#### INPUT FOR THIS TASK ####
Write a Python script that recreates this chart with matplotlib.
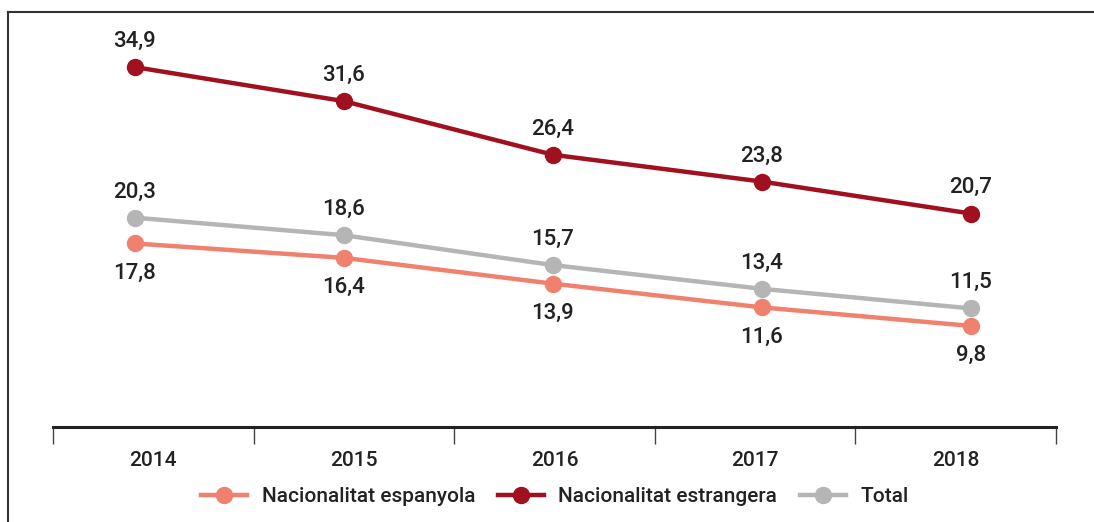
####
#### INPUT FOR THIS TASK ####
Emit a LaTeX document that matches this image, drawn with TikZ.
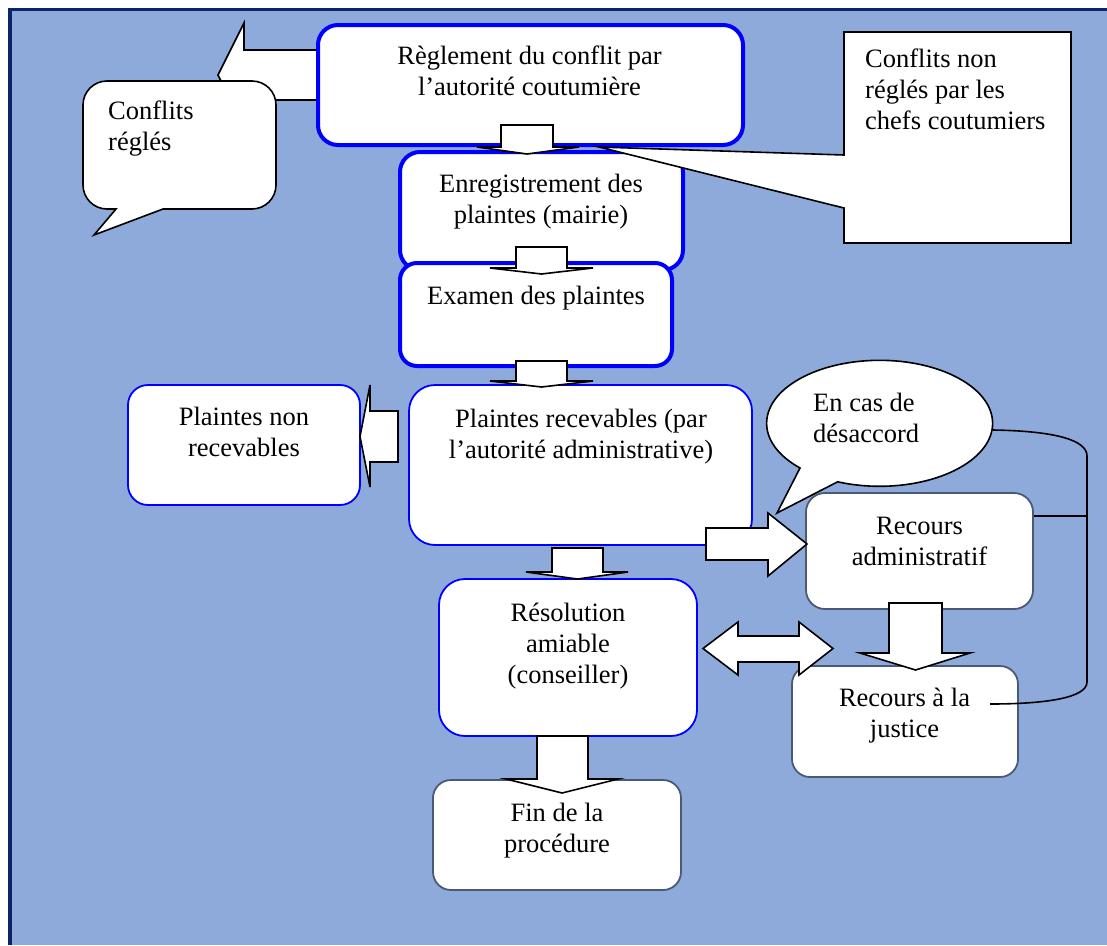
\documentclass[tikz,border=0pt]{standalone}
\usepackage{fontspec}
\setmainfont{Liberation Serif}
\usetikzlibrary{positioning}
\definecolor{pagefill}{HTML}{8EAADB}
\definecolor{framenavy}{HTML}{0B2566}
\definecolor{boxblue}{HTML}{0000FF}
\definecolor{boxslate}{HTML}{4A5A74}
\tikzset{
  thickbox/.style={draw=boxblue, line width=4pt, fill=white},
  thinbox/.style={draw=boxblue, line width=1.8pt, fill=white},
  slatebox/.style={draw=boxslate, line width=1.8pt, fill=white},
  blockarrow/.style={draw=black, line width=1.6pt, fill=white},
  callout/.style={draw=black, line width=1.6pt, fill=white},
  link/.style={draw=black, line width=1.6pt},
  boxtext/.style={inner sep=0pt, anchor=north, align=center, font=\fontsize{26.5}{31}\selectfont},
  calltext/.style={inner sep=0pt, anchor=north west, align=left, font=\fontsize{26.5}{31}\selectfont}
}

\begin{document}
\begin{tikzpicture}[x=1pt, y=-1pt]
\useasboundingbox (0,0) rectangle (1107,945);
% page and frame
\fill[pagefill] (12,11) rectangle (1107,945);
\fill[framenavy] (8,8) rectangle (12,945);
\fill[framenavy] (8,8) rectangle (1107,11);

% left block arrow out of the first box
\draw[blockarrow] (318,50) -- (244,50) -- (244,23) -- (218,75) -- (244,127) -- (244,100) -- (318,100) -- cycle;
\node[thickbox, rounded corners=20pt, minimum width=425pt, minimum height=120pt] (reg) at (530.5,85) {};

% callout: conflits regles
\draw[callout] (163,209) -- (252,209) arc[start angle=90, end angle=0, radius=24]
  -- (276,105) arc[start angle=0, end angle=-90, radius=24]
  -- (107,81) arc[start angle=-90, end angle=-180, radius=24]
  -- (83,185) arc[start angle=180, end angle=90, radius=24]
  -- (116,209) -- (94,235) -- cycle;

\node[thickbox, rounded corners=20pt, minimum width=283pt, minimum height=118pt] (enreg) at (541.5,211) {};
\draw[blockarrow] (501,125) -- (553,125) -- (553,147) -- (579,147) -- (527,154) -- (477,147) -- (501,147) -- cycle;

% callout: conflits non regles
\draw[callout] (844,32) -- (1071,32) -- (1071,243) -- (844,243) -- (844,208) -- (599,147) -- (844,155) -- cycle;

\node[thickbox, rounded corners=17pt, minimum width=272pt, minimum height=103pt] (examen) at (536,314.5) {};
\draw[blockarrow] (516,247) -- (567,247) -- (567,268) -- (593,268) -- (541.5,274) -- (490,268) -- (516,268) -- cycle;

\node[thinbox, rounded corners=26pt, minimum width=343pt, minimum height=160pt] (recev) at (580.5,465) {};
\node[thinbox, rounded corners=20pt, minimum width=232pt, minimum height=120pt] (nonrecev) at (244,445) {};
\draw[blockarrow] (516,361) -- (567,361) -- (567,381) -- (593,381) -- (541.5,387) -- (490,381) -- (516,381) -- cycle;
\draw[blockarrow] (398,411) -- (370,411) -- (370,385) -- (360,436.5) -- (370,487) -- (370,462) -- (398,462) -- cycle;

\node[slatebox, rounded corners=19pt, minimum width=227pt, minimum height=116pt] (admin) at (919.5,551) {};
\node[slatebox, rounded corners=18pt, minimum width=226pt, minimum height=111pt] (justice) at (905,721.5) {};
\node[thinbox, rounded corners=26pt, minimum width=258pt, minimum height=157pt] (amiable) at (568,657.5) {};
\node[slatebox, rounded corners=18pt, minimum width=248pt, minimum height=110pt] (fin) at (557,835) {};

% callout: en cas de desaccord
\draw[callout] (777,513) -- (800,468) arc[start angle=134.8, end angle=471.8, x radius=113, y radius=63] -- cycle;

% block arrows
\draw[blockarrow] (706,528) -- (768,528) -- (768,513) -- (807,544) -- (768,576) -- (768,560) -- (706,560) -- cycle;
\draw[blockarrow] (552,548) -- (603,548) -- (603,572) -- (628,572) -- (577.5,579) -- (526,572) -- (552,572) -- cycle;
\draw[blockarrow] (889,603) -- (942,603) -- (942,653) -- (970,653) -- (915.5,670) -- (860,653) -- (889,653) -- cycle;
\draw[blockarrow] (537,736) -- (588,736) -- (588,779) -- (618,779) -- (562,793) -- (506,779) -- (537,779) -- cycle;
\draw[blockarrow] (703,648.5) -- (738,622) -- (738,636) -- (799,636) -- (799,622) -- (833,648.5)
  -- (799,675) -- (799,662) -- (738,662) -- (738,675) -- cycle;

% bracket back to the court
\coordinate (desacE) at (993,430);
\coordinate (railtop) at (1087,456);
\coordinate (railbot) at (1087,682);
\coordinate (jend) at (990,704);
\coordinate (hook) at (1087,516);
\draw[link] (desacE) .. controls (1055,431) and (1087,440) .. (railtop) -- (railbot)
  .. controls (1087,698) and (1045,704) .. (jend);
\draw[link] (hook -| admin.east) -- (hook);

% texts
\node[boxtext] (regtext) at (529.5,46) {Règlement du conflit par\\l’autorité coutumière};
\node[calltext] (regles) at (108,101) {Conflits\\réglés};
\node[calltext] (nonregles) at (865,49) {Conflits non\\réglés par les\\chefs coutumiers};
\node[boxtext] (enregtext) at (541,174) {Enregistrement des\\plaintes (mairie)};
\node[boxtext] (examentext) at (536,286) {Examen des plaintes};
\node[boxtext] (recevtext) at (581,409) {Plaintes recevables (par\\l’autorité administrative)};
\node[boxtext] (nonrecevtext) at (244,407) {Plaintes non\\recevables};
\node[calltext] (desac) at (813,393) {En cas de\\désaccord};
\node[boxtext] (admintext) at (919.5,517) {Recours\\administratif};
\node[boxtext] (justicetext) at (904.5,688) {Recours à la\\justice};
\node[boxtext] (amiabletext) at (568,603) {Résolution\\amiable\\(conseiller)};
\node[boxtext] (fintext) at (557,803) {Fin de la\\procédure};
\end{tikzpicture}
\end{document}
####
Working from the entries above, reproduce exactly and only the lines beginning with the line that has "Emit a LaTeX" and ending with the line that has "(8,8) rectangle (1107,11);"; omit all pictures.

#### SOLUTION FOR THIS EXERCISE
Emit a LaTeX document that matches this image, drawn with TikZ.
\documentclass[tikz,border=0pt]{standalone}
\usepackage{fontspec}
\setmainfont{Liberation Serif}
\usetikzlibrary{positioning}
\definecolor{pagefill}{HTML}{8EAADB}
\definecolor{framenavy}{HTML}{0B2566}
\definecolor{boxblue}{HTML}{0000FF}
\definecolor{boxslate}{HTML}{4A5A74}
\tikzset{
  thickbox/.style={draw=boxblue, line width=4pt, fill=white},
  thinbox/.style={draw=boxblue, line width=1.8pt, fill=white},
  slatebox/.style={draw=boxslate, line width=1.8pt, fill=white},
  blockarrow/.style={draw=black, line width=1.6pt, fill=white},
  callout/.style={draw=black, line width=1.6pt, fill=white},
  link/.style={draw=black, line width=1.6pt},
  boxtext/.style={inner sep=0pt, anchor=north, align=center, font=\fontsize{26.5}{31}\selectfont},
  calltext/.style={inner sep=0pt, anchor=north west, align=left, font=\fontsize{26.5}{31}\selectfont}
}

\begin{document}
\begin{tikzpicture}[x=1pt, y=-1pt]
\useasboundingbox (0,0) rectangle (1107,945);
% page and frame
\fill[pagefill] (12,11) rectangle (1107,945);
\fill[framenavy] (8,8) rectangle (12,945);
\fill[framenavy] (8,8) rectangle (1107,11);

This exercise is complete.